* **PROBLEM DETAILS**:
Quote word for word the lines below, beginning with the first and ending with the one that has "angles = np.cumsum([0]". Drop the pictures.

* **DATA LINES**:
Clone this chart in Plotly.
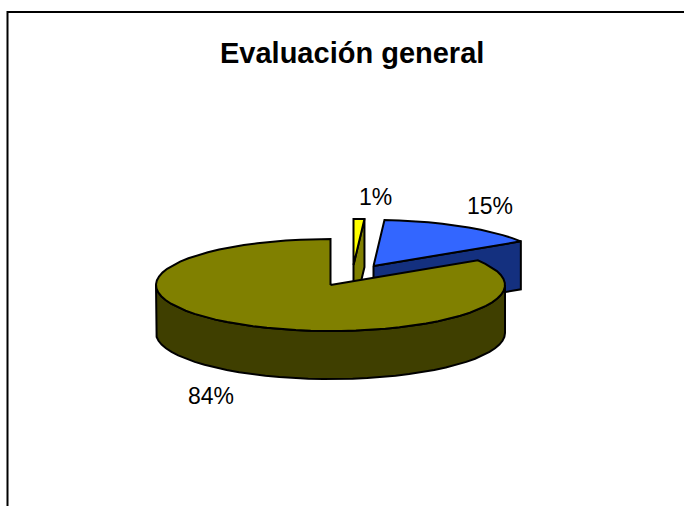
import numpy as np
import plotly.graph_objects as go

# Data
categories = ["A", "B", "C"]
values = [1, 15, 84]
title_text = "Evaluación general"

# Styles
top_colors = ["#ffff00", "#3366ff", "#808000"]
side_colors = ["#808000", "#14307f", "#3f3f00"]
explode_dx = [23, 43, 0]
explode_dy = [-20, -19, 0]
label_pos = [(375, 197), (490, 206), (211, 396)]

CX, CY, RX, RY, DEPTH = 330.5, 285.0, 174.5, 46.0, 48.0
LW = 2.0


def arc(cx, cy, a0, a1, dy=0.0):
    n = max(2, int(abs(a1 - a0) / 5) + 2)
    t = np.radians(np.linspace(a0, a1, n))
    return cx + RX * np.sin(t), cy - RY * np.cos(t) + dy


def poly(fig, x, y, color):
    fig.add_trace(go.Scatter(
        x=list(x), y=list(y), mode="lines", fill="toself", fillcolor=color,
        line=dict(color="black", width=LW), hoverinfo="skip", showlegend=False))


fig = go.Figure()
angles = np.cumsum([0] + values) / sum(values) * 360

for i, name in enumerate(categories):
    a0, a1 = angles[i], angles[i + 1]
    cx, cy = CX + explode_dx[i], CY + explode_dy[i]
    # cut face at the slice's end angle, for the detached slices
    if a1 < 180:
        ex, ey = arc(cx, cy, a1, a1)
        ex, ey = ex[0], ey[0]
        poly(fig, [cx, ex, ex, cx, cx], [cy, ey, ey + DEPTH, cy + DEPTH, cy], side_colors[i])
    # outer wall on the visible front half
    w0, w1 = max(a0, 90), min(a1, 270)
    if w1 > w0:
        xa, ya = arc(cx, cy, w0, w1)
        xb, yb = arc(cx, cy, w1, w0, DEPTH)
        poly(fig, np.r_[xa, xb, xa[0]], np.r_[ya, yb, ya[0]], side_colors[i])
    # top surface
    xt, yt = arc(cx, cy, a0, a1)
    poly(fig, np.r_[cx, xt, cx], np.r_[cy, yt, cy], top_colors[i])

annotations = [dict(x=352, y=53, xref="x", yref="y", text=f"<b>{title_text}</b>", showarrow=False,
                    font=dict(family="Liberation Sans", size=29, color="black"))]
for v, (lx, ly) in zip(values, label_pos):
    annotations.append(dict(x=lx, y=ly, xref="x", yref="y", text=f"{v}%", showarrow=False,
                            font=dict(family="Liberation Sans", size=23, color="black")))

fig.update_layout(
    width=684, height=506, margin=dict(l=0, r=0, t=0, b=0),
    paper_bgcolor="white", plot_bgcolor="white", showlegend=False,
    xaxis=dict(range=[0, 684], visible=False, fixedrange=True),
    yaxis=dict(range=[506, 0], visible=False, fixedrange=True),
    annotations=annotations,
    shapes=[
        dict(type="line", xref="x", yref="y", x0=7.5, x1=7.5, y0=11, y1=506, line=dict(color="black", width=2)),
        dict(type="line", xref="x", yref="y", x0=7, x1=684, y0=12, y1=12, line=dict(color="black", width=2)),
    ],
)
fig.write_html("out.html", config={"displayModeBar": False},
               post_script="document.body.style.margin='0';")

* **CORRECT RESPONSE**:
Clone this chart in Plotly.
import numpy as np
import plotly.graph_objects as go

# Data
categories = ["A", "B", "C"]
values = [1, 15, 84]
title_text = "Evaluación general"

# Styles
top_colors = ["#ffff00", "#3366ff", "#808000"]
side_colors = ["#808000", "#14307f", "#3f3f00"]
explode_dx = [23, 43, 0]
explode_dy = [-20, -19, 0]
label_pos = [(375, 197), (490, 206), (211, 396)]

CX, CY, RX, RY, DEPTH = 330.5, 285.0, 174.5, 46.0, 48.0
LW = 2.0


def arc(cx, cy, a0, a1, dy=0.0):
    n = max(2, int(abs(a1 - a0) / 5) + 2)
    t = np.radians(np.linspace(a0, a1, n))
    return cx + RX * np.sin(t), cy - RY * np.cos(t) + dy


def poly(fig, x, y, color):
    fig.add_trace(go.Scatter(
        x=list(x), y=list(y), mode="lines", fill="toself", fillcolor=color,
        line=dict(color="black", width=LW), hoverinfo="skip", showlegend=False))


fig = go.Figure()
angles = np.cumsum([0] + values) / sum(values) * 360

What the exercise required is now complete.